In 1950 the architect Walter Gropius commissioned Lippold to produced a piece that now stands on the Harvard University campus. Called ''World Tree,'' that open structure of straight and circular metal tubes rises 27 feet, resembling a powerful radio antenna.

In 1952 he was included along with Jackson Pollock, Mark Rothko and Clyfford Still in the ''Fifteen Americans'' exhibition organized at the Museum of Modern Art by Dorothy Miller.

In 1955, he moved permanently to Lattingtown, New York, on Long Island. Eventually, Carter said, Lippold owned homes in Vermont and Italy, as well as his main residence in Lattingtown, N.Y., where he kept a collection of Rolls-Royces and built his own pipe organ.
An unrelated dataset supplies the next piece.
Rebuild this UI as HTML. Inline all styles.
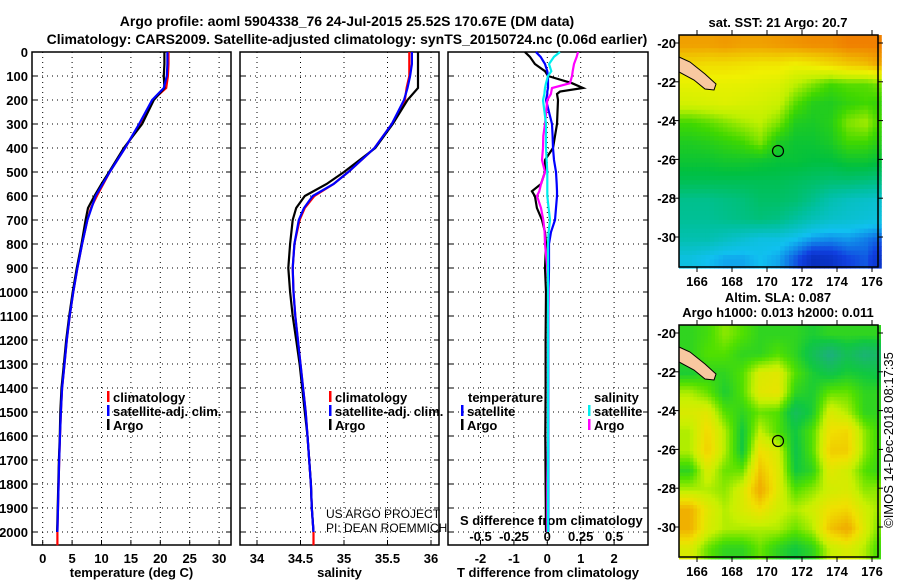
<!DOCTYPE html>
<html><head><meta charset="utf-8"><style>
body{margin:0;background:#fff}
svg{display:block;font-family:"Liberation Sans",sans-serif}
.b{font-weight:bold;font-size:13px}
.t{font-weight:bold;font-size:14px}
</style></head><body>
<svg id="s" width="900" height="580" viewBox="0 0 900 580">
<text class="t" x="347" y="26" text-anchor="middle">Argo profile: aoml 5904338_76 24-Jul-2015 25.52S 170.67E (DM data)</text>
<text class="t" x="347" y="44" text-anchor="middle">Climatology: CARS2009. Satellite-adjusted climatology: synTS_20150724.nc (0.06d earlier)</text>
<g id="g"></g>
</svg>
<script>
// ---- data ----
const depths=[0,50,100,150,200,300,400,500,550,600,650,700,800,900,1000,1100,1200,1300,1400,1500,1600,1700,1800,1900,2000];
const tempClim=[21.4,21.4,21.3,21.0,18.7,16.5,14.0,11.4,10.3,9.2,8.2,7.6,6.7,5.9,5.2,4.6,4.1,3.7,3.3,3.1,2.95,2.8,2.7,2.6,2.5];
const tempSat=[21.2,21.2,21.1,20.6,18.6,16.4,14.0,11.4,10.2,9.0,8.3,7.6,6.7,5.9,5.2,4.6,4.1,3.7,3.3,3.1,2.95,2.8,2.7,2.6,2.5];
const tempArgo=[20.7,20.7,20.6,20.7,18.9,16.9,13.8,11.3,10.0,8.8,7.7,7.3,6.6,5.8,5.1,4.5,4.0,3.6,3.2,3.0,2.9,2.75,2.65,2.55,2.45];
const salClim=[35.75,35.75,35.75,35.72,35.7,35.55,35.35,35.05,34.88,34.66,34.55,34.49,34.43,34.41,34.42,34.44,34.47,34.5,34.53,34.56,34.58,34.6,34.62,34.63,34.65];
const salSat=[35.78,35.78,35.76,35.73,35.69,35.55,35.35,35.05,34.88,34.64,34.54,34.48,34.43,34.41,34.42,34.44,34.47,34.5,34.53,34.56,34.58,34.6,34.62,34.63,34.65];
const salArgo=[35.85,35.85,35.85,35.85,35.73,35.56,35.36,35.0,34.8,34.55,34.45,34.41,34.38,34.36,34.38,34.41,34.45,34.49,34.52,34.55,34.58,34.6,34.62,34.63,34.65];
const diffDepths=[0,20,50,80,100,130,150,165,175,200,300,350,400,450,500,550,580,600,650,700,750,800,900,1000,1200,1400,1600,1800,2000];
const dTArgo=[-0.67,-0.52,-0.37,-0.07,0.02,0.74,1.07,0.38,0.29,0.32,0.29,0.23,0.17,-0.07,-0.07,-0.19,-0.46,-0.37,-0.31,-0.16,-0.07,-0.04,-0.07,-0.04,-0.05,-0.05,-0.06,-0.05,-0.04];
const dTSat=[-0.34,-0.2,-0.07,0.0,0.02,0.02,0.02,0.0,0.0,-0.04,0.14,0.16,0.17,0.2,0.26,0.28,0.29,0.29,0.26,0.23,0.11,0.05,0.05,0.04,0.03,0.03,0.03,0.03,0.03];
const dSSat=[0.095,0.05,0.013,0.03,0.005,-0.01,-0.017,-0.02,-0.022,-0.032,-0.01,-0.01,-0.01,-0.005,0.0,0.0,0.0,0.0,0.01,0.02,0.01,0.005,0.005,0.005,0.005,0.005,0.005,0.005,0.005];
const dSArgo=[0.23,0.22,0.2,0.19,0.185,0.17,0.035,0.03,0.027,0.0,-0.017,-0.03,-0.032,-0.04,-0.017,-0.047,-0.06,-0.077,-0.047,-0.03,-0.02,-0.017,0.0,0.01,0.005,0.005,0.005,0.0,0.0];
const depthTicks=[0,100,200,300,400,500,600,700,800,900,1000,1100,1200,1300,1400,1500,1600,1700,1800,1900,2000];
const tempTicks=[0,5,10,15,20,25,30];
const salTicks=[34,34.5,35,35.5,36];
const dTTicks=[-2,-1,0,1,2];
const dSTicks=[-0.5,-0.25,0,0.25,0.5];
const lonTicks=[166,168,170,172,174,176];
const latTicks=[-20,-22,-24,-26,-28,-30];
const sstGrid=[
[0.85,0.85,0.86,0.85,0.85,0.86,0.87,0.88,0.88,0.9,0.9,0.9],
[0.75,0.74,0.74,0.73,0.72,0.72,0.7,0.72,0.75,0.78,0.8,0.85],
[0.68,0.68,0.68,0.68,0.67,0.66,0.6,0.55,0.5,0.52,0.52,0.55],
[0.64,0.65,0.66,0.65,0.64,0.62,0.52,0.46,0.45,0.48,0.5,0.48],
[0.5,0.52,0.55,0.58,0.6,0.55,0.45,0.44,0.46,0.55,0.58,0.48],
[0.45,0.46,0.48,0.5,0.55,0.45,0.42,0.42,0.44,0.5,0.5,0.45],
[0.42,0.42,0.43,0.43,0.42,0.41,0.41,0.4,0.4,0.42,0.42,0.4],
[0.38,0.38,0.38,0.38,0.38,0.38,0.37,0.36,0.35,0.35,0.34,0.33],
[0.32,0.32,0.33,0.34,0.36,0.36,0.35,0.32,0.28,0.26,0.25,0.24],
[0.31,0.31,0.32,0.33,0.34,0.33,0.3,0.27,0.25,0.24,0.23,0.22],
[0.28,0.28,0.26,0.24,0.22,0.22,0.2,0.17,0.16,0.17,0.15,0.12],
[0.22,0.2,0.18,0.18,0.2,0.18,0.12,0.05,0.06,0.1,0.12,0.05]];
const slaGrid=[
[0.45,0.48,0.55,0.5,0.45,0.45,0.45,0.42,0.45,0.45,0.45,0.45],
[0.45,0.5,0.5,0.45,0.45,0.5,0.45,0.36,0.28,0.36,0.3,0.34],
[0.42,0.45,0.45,0.5,0.64,0.66,0.5,0.42,0.38,0.42,0.4,0.38],
[0.58,0.52,0.42,0.5,0.66,0.68,0.45,0.42,0.52,0.52,0.45,0.45],
[0.64,0.66,0.5,0.45,0.52,0.5,0.35,0.42,0.64,0.58,0.45,0.45],
[0.58,0.72,0.58,0.4,0.6,0.5,0.4,0.5,0.7,0.72,0.55,0.45],
[0.58,0.74,0.58,0.4,0.7,0.64,0.38,0.5,0.74,0.74,0.55,0.45],
[0.45,0.64,0.52,0.52,0.76,0.66,0.4,0.45,0.66,0.62,0.5,0.45],
[0.58,0.58,0.55,0.64,0.82,0.66,0.5,0.55,0.62,0.64,0.55,0.55],
[0.8,0.66,0.58,0.64,0.7,0.62,0.58,0.62,0.7,0.72,0.62,0.55],
[0.8,0.64,0.58,0.58,0.58,0.58,0.52,0.58,0.76,0.82,0.64,0.5],
[0.64,0.52,0.45,0.45,0.52,0.45,0.4,0.45,0.6,0.64,0.58,0.45]];

// ---- drawing ----
const NS='http://www.w3.org/2000/svg';
const G=document.getElementById('g');
function mk(tag,at,parent){const e=document.createElementNS(NS,tag);for(const k in at)e.setAttribute(k,at[k]);(parent||G).appendChild(e);return e;}
function txt(x,y,s,cls,anchor){const e=mk('text',{x:x,y:y,'text-anchor':anchor||'start'});if(cls)e.setAttribute('class',cls);e.textContent=s;return e;}
const yD=d=>52+d*0.24;
const PB=545;
function panel(x0,x1,xScale,ticks,fmt,title,name){
  const fr=mk('rect',{x:x0,y:52,width:x1-x0,height:PB-52,fill:'none',stroke:'#000','stroke-width':1.5});
  
  
  depthTicks.forEach(d=>{mk('line',{x1:x0,x2:x1,y1:yD(d),y2:yD(d),stroke:'#000','stroke-dasharray':'1,4'});mk('line',{x1:x0,x2:x0+5,y1:yD(d),y2:yD(d),stroke:'#000'});mk('line',{x1:x1-5,x2:x1,y1:yD(d),y2:yD(d),stroke:'#000'});});
  ticks.forEach(v=>{const x=xScale(v);mk('line',{x1:x,x2:x,y1:52,y2:PB,stroke:'#000','stroke-dasharray':'1,4'});mk('line',{x1:x,x2:x,y1:PB-5,y2:PB,stroke:'#000'});
    const t=txt(x,563,fmt(v),'b','middle');});
  const tt=txt((x0+x1)/2,577,title,'b','middle');
  
  
}
function line(ds,vs,xs,col,name,w){
  const p=ds.map((d,i)=>xs(vs[i]).toFixed(1)+','+yD(d).toFixed(1)).join(' ');
  const e=mk('polyline',{points:p,fill:'none',stroke:col,'stroke-width':w||2.2,'stroke-linejoin':'miter'});
  
  
}
const xT=v=>42.7+v*5.88, xS=v=>257+(v-34)*87, xdT=v=>547.3+v*33.4, xdS=v=>547.3+v*133.5;
depthTicks.forEach(d=>{const t=txt(28,yD(d)+5,String(d),'b','end');});
panel(32,231,xT,tempTicks,v=>String(v),'temperature (deg C)','temperature-panel');
panel(240,439,xS,salTicks,v=>String(v),'salinity','salinity-panel');
panel(448,648,xdT,dTTicks,v=>String(v),'T difference from climatology','difference-panel');
dSTicks.forEach(v=>{const t=txt(xdS(v),541,String(v),'b','middle');});
const st=txt(460,525,'S difference from climatology','b');
const cd=depths.concat([2055]);
line(cd,tempClim.concat([2.5]),xT,'#f00','temp-climatology-line');
line(depths,tempArgo,xT,'#000','temp-argo-line');
line(depths,tempSat,xT,'#00f','temp-satellite-line');
line(cd,salClim.concat([34.65]),xS,'#f00','sal-climatology-line');
line(depths,salArgo,xS,'#000','sal-argo-line');
line(depths,salSat,xS,'#00f','sal-satellite-line');
line(diffDepths,dTArgo,xdT,'#000','t-diff-argo-line');
line(diffDepths,dTSat,xdT,'#00f','t-diff-satellite-line');
line(diffDepths,dSArgo,xdS,'#f0f','s-diff-argo-line');
line(diffDepths,dSSat,xdS,'#0ee','s-diff-satellite-line');
function leg(x,y,col,label,name){mk('rect',{x:x,y:y-11,width:2.5,height:11,fill:col});const t=txt(x+6,y,label,'b');}
leg(107,402,'#f00','climatology','legend-climatology');leg(107,416,'#00f','satellite-adj. clim.','legend-satellite-adj');leg(107,430,'#000','Argo','legend-argo');
leg(329,402,'#f00','climatology','legend-climatology-2');leg(329,416,'#00f','satellite-adj. clim.','legend-satellite-adj-2');leg(329,430,'#000','Argo','legend-argo-2');
txt(468,402,'temperature','b');txt(594,402,'salinity','b');
leg(461,416,'#00f','satellite','legend-t-satellite');leg(461,430,'#000','Argo','legend-t-argo');
leg(588,416,'#0ee','satellite','legend-s-satellite');leg(588,430,'#f0f','Argo','legend-s-argo');
const u1=txt(326,518,'US ARGO PROJECT');u1.setAttribute('font-size','12');
const u2=txt(326,532,'PI: DEAN ROEMMICH');u2.setAttribute('font-size','12');
// maps
const sstStops=[[0,[0,32,160]],[0.1,[16,64,224]],[0.2,[16,192,240]],[0.3,[0,192,160]],[0.4,[0,192,64]],[0.5,[64,216,0]],[0.6,[192,240,0]],[0.7,[240,240,0]],[0.8,[240,192,0]],[0.9,[240,128,0]],[1,[224,80,0]]];
const slaStops=[[0.25,[32,168,144]],[0.4,[16,200,64]],[0.5,[80,224,0]],[0.6,[200,240,0]],[0.7,[240,224,0]],[0.8,[240,176,0]]];
function cmap(st,v){if(v<=st[0][0])return st[0][1];for(let i=1;i<st.length;i++){if(v<=st[i][0]){const a=st[i-1],b=st[i],f=(v-a[0])/(b[0]-a[0]);return a[1].map((c,k)=>Math.round(c+(b[1][k]-c)*f));}}return st[st.length-1][1];}
function samp(gr,fx,fy){fx=Math.max(0,Math.min(11,fx));fy=Math.max(0,Math.min(11,fy));const i=Math.min(10,Math.floor(fx)),j=Math.min(10,Math.floor(fy)),u=fx-i,w=fy-j;
 return gr[j][i]*(1-u)*(1-w)+gr[j][i+1]*u*(1-w)+gr[j+1][i]*(1-u)*w+gr[j+1][i+1]*u*w;}
function map(y0,grid,stops,cell,name,title1,title2){
  const x0=679,x1=878,y1=y0+232;
  const lonX=l=>697+(l-166)*17.5, latY=a=>y0+8+(-20-a)*19.4;
  const gm=mk('g',{});
  
  
  for(let y=y0;y<y1;y+=cell)for(let x=x0;x<x1;x+=cell){
    const lon=(x-697)/17.5+166, lat=-20-(y-y0-8)/19.4;
    const v=samp(grid,lon-165.5,-20-lat);const c=cmap(stops,v);
    mk('rect',{x:x,y:y,width:cell+0.4,height:cell+0.4,fill:'rgb('+c.join(',')+')'},gm);}
  mk('polygon',{points:[[679,57],[690,62],[705,74],[716,84],[714,90],[705,89],[694,80],[679,72]].map(p=>p[0]+','+(p[1]+y0-35)).join(' '),fill:'#f8c8a0',stroke:'#000','stroke-width':1});
  mk('circle',{cx:778,cy:y0+116,r:5.5,fill:'none',stroke:'#000','stroke-width':1.2});
  mk('rect',{x:x0,y:y0,width:x1-x0,height:y1-y0,fill:'none',stroke:'#000','stroke-width':1.5});
  lonTicks.forEach(l=>{const x=lonX(l);mk('line',{x1:x,x2:x,y1:y1,y2:y1+5,stroke:'#000'});mk('line',{x1:x,x2:x,y1:y0-5,y2:y0,stroke:'#000'});const t=txt(x,y1+19,String(l),'b','middle');t.setAttribute('font-size','15');});
  latTicks.forEach(a=>{const y=latY(a);mk('line',{x1:x0-5,x2:x0,y1:y,y2:y,stroke:'#000'});mk('line',{x1:x1,x2:x1+5,y1:y,y2:y,stroke:'#000'});const t=txt(676,y+5,String(a),'b','end');t.setAttribute('font-size','14');});
  const a=txt(778,y0-8-(title2?15:0),title1,'b','middle');
  if(title2){const b=txt(778,y0-8,title2,'b','middle');}
}
map(35,sstGrid,sstStops,4.4,'sst-map','sat. SST: 21 Argo: 20.7');
map(325,slaGrid,slaStops,3.6,'sla-map','Altim. SLA: 0.087','Argo h1000: 0.013 h2000: 0.011');
const im=txt(0,0,'©IMOS 14-Dec-2018 08:17:35',null,'middle');
im.setAttribute('font-size','13');
im.setAttribute('transform','translate(893,440) rotate(-90)');


</script>
</body></html>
Two of Lippold's important public works can be seen in New York. ''Orpheus and Apollo,'' commissioned in 1961, is a 5-ton, 190-foot-long constellation of polished bronze bars connected by wires that hangs over the lobby at Avery Fisher Hall in Lincoln Center. ''Flight,'' a complex construction of shimmering gilded wires, was installed in 1963 in the lobby of the former Pan Am Building, which is now the MetLife Building.

In 1976 he produced ''Ad Astra,'' a slender, 115-foot-tall double spire bearing starlike wire bursts, for the front of the National Air and Space Museum in Washington.

In 1990 the Haggerty Museum of Art at Marquette University in Milwaukee organized a retrospective and published a catalog that remains the best source of information about the artist.

"He always said he wasn't interested in being well-known; what he wanted was to have his work experienced," Carter said.

"He's the most unknown great artist around. You ask around, 'Who's Lippold?' and nobody knows, but that's what he wanted," said Augusto Morselli, his companion of 28 years. Morselli said it was Lippold's wish to be cremated and have his remains launched into space: "He said, 'I came from space, I want to go back to space.' In due time, we will honor his wish."

He died iof kidney failure at a hospital in Roslyn, N.Y, at 87. Morselli said that Lippold continued to draw new designs, including one for a 200-foot-tall memorial to victims of the World Trade Center disaster, until his final two-week hospitalization.